Hovenieren was mijn passie. Ik onderhield tuinen van particulieren, kastelen en bedrijven. Een van de mooiste klussen was een grote particuliere tuin waar mijn collega en ik jaarlijks terugkwamen. Boordevol bloemenborders en meters buxushaag in vormen, met binnenin rozen. We waren wel twee dagen bezig met alleen het zuiver in lijn knippen van de buxusheggetjes!
Aan mijn passie kwam noodgedwongen een eind toen ik in 2012 uit een zeven meter hoge boom viel en op beide voeten terechtkwam. Ik hield er blijvend letsel aan beide voeten aan over en moest per direct stoppen met hovenieren.
Ik wist toen net een paar jaar dat ik autisme heb. Ik ben een harde werker en heb een groot verantwoordelijkheidsgevoel. Ik maak een goede eerste indruk. Van mij krijg je bijvoorbeeld een stevige hand en ik kan makkelijk praten. Dat heeft ook een nadeel: ik word snel overschat, werkgevers denken dat ik alles kan en best vind. Maar zet mij in een overvolle kantine en ik wil vluchten. Van feestjes op werk raak ik overprikkeld. Gelukkig is er veel kennis, openheid en acceptatie. Ik heb een rustige werkplek en word niet gedwongen deel te nemen aan sociale bijeenkomsten.

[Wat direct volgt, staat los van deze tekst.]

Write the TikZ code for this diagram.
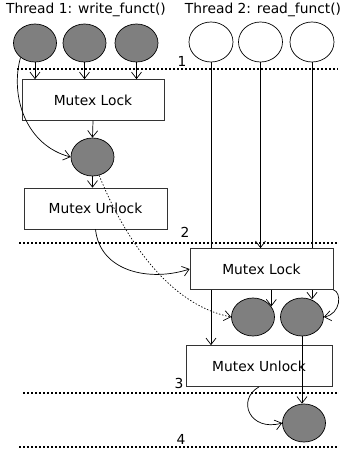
\documentclass[tikz,border=0pt]{standalone}
\usepackage{fontspec}
\setmainfont{DejaVu Sans}
\usepackage{xcolor}
\definecolor{TokenGray}{HTML}{7F7F7F}
\definecolor{EdgeGray}{HTML}{333333}
\usepackage{tikz}
\usetikzlibrary{arrows.meta, shapes.geometric, backgrounds}

\begin{document}
\begin{tikzpicture}[
  x=1pt, y=-1pt,
  every node/.style={font=\fontsize{13.8}{16}\selectfont},
  token/.style={ellipse, draw=black, fill=TokenGray, line width=0.7pt,
    minimum width=43pt, minimum height=38pt, inner sep=0pt},
  reader/.style={ellipse, draw=black, fill=white, line width=0.7pt,
    minimum width=44pt, minimum height=40pt, inner sep=0pt},
  lockbox/.style={rectangle, draw=EdgeGray, fill=white, line width=0.7pt,
    minimum width=#1, minimum height=41pt, inner sep=0pt},
  flow/.style={-{Straight Barb[length=6.5pt,width=10pt]}, line width=0.7pt},
  hint/.style={flow, dash pattern=on 1.4pt off 1.8pt},
  sep/.style={line width=1.6pt, dash pattern=on 1.8pt off 2.2pt},
]
\useasboundingbox (0,0) rectangle (340,455);

%% -- Thread headers ---------------------------------------------
\node at (86,10) (t1) {Thread 1: write\_funct()};
\node at (263,10) (t2) {Thread 2: read\_funct()};

%% -- Writer and reader requests ---------------------------------
\node[token] at (35,43)    (g1) {};
\node[token] at (84.5,43)  (g2) {};
\node[token] at (136.5,43) (g3) {};

\node[reader] at (211,42)   (r1) {};
\node[reader] at (260.5,42) (r2) {};
\node[reader] at (312,42)   (r3) {};

%% -- Critical sections ------------------------------------------
\node[lockbox=142pt] at (93,100)    (lock1)   {Mutex Lock};
\node[token]         at (92.5,157)  (g4)      {};
\node[lockbox=143pt] at (95.5,208.5) (unlock1) {Mutex Unlock};

\node[lockbox=143pt] at (261.5,269) (lock2)   {Mutex Lock};
\node[token]         at (253,317)   (g5)      {};
\node[token]         at (302,317)   (g6)      {};
\node[lockbox=146pt] at (259,366)   (unlock2) {Mutex Unlock};
\node[token]         at (304,423)   (g7)      {};

%% -- Time steps ---------------------------------------------------
\draw[sep] (17,69) -- (338,69);
\draw[sep] (19,243) -- (338,243);
\draw[sep] (23,393) -- (338,393);
\draw[sep] (19,447) -- (338,447);
\node at (182,61)  (s1) {1};
\node at (185,232) (s2) {2};
\node at (179,383) (s3) {3};
\node at (181,439) (s4) {4};

%% Writer flow
\foreach \g in {g1,g2,g3}
  \draw[flow] (\g.south) -- (\g.south |- lock1.north);
\draw[flow] (g1.225) .. controls (10,95) and (25,145) .. (g4.west);
\draw[flow] (lock1.south) -- (g4.north);
\draw[flow] (g4.south) -- (g4.south |- unlock1.north);
\draw[flow] (unlock1.south) .. controls (100,272) and (150,282) .. (lock2.west);
\draw[hint] (g4.290) .. controls (125,240) and (170,305) .. (g5.west);

%% Reader flow
\begin{scope}[on background layer]
  \draw[flow] (r1.south) -- (r1.south |- unlock2.north);
  \draw[flow] (r3.south) -- (r3.south |- g6.63);
\end{scope}
\draw[flow] (r2.south) -- (r2.south |- lock2.north);
\draw[flow] (g5.30 |- lock2.south) -- (g5.30);
\draw[flow] (lock2.south east) .. controls (342,292) and (341,314) .. (g6.east);
\draw[flow] (g6.south) -- (g6.south |- g7.north);
\draw[flow] (unlock2.south) .. controls (236,400) and (250,432) .. (g7.west);

\end{tikzpicture}
\end{document}
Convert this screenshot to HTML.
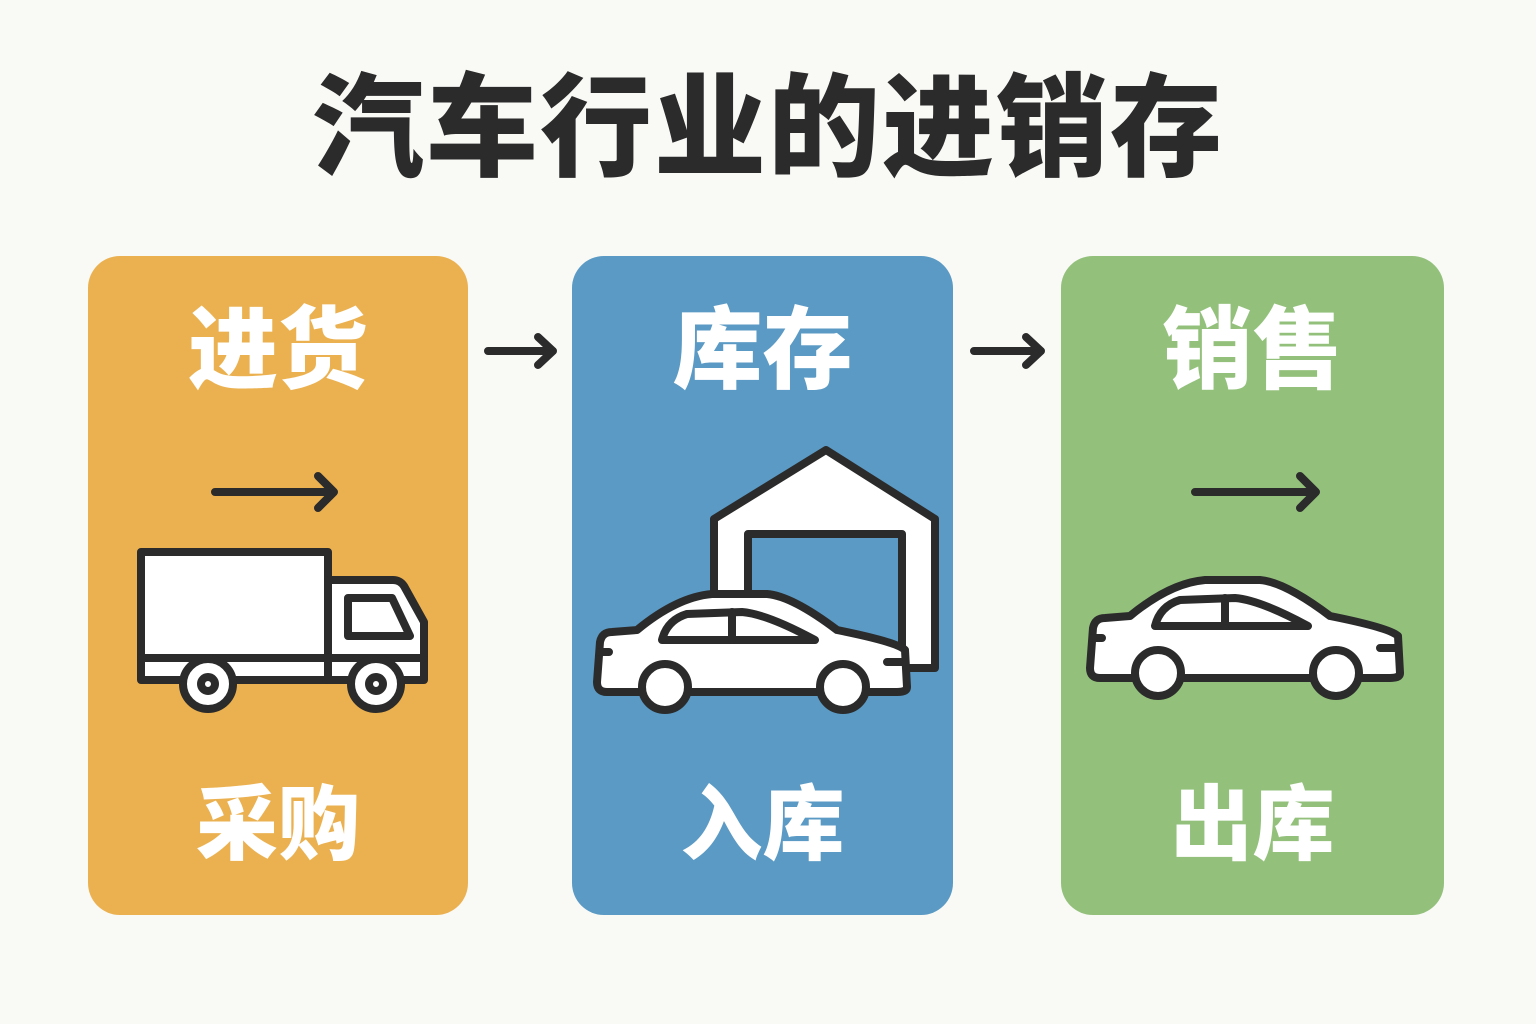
<!DOCTYPE html>
<html><head><meta charset="utf-8"><style>
body{margin:0;width:1536px;height:1024px;background:#f9f9f6;position:relative;overflow:hidden;font-family:"Liberation Sans","Noto Sans CJK SC",sans-serif}
.t{position:absolute;left:0;width:1536px;top:64px;text-align:center;font-size:112px;font-weight:900;color:#2b2b2b;letter-spacing:2px;line-height:130px}
.c{position:absolute;top:256px;height:659px;border-radius:32px}
.h{position:absolute;left:0;right:0;text-align:center;color:#fff;font-weight:900}
.a{top:40px;font-size:90px;line-height:110px}
.b{top:520px;font-size:82px;line-height:100px}
svg{position:absolute;left:0;top:0}
</style></head><body>
<div class="t">汽车行业的进销存</div>
<div class="c" style="left:88px;width:380px;background:#ebb150"><div class="h a">进货</div><div class="h b">采购</div></div>
<div class="c" style="left:572px;width:381px;background:#5b9ac4"><div class="h a">库存</div><div class="h b">入库</div></div>
<div class="c" style="left:1061px;width:383px;background:#93c17c"><div class="h a">销售</div><div class="h b">出库</div></div>
<svg width="1536" height="1024" fill="none" stroke="#2b2b2b" stroke-width="8" stroke-linecap="round" stroke-linejoin="round">
<defs>
<g id="car">
<path fill="#fff" d="M10,100 Q0,100 0,90 L3,50 Q5,40 15,40 L40,38 Q80,5 115,2 L170,2 Q195,4 240,38 Q300,50 308,58 L310,95 Q310,100 300,100 Z"/>
<path fill="#fff" d="M65,48 Q70,28 90,22 L145,20 Q170,22 218,48 Z"/>
<path d="M135,20 L135,48 M3,60 L12,60 M290,70 L308,70"/>
<circle cx="68" cy="95" r="23" fill="#fff"/><circle cx="246" cy="95" r="23" fill="#fff"/>
</g>
</defs>
<path d="M488,351 L553,351 M538,337 L553,351 L538,365"/>
<path d="M974,351 L1041,351 M1026,337 L1041,351 L1026,365"/>
<path d="M215,492 L334,492 M318,476 L334,492 L318,508"/>
<path d="M1195,492 L1316,492 M1300,476 L1316,492 L1300,508"/>
<rect x="141" y="552" width="187" height="128" fill="#fff"/>
<path fill="#fff" d="M328,580 L393,580 Q400,580 404,586 L424,622 L424,680 L328,680 Z"/>
<path d="M348,598 L392,598 L410,636 L348,636 Z"/>
<path d="M141,658 L424,658"/>
<circle cx="208" cy="684" r="25" fill="#fff"/><circle cx="208" cy="684" r="7"/>
<circle cx="376" cy="684" r="25" fill="#fff"/><circle cx="376" cy="684" r="7"/>
<path fill="#fff" d="M714,668 L714,519 L826,450 L935,519 L935,668 Z"/>
<rect x="748" y="534" width="154" height="140" fill="#5b9ac4"/>
<use href="#car" x="597" y="592"/>
<use href="#car" x="1090" y="578"/>
</svg>
</body></html>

Mijn oog voor detail dat ik richtte op tuinen, zet ik nu in als camerabeeldspecialist bij de politie. Gelukkig had ik nóg een passie: auto’s. In één oogopslag weet ik van een voertuig het merk, het model, het bouwjaar en de serie. Met die kennis, en mijn vermogen om langdurig te focussen, spot ik veel sneller verdachte zaken dan mijn recherche-collega’s. Ze zijn heel blij met me. Soms word ik door andere teams gevraagd mee te kijken naar beelden van bepaalde voertuigen. Dat maakt mij werk echt leuk.”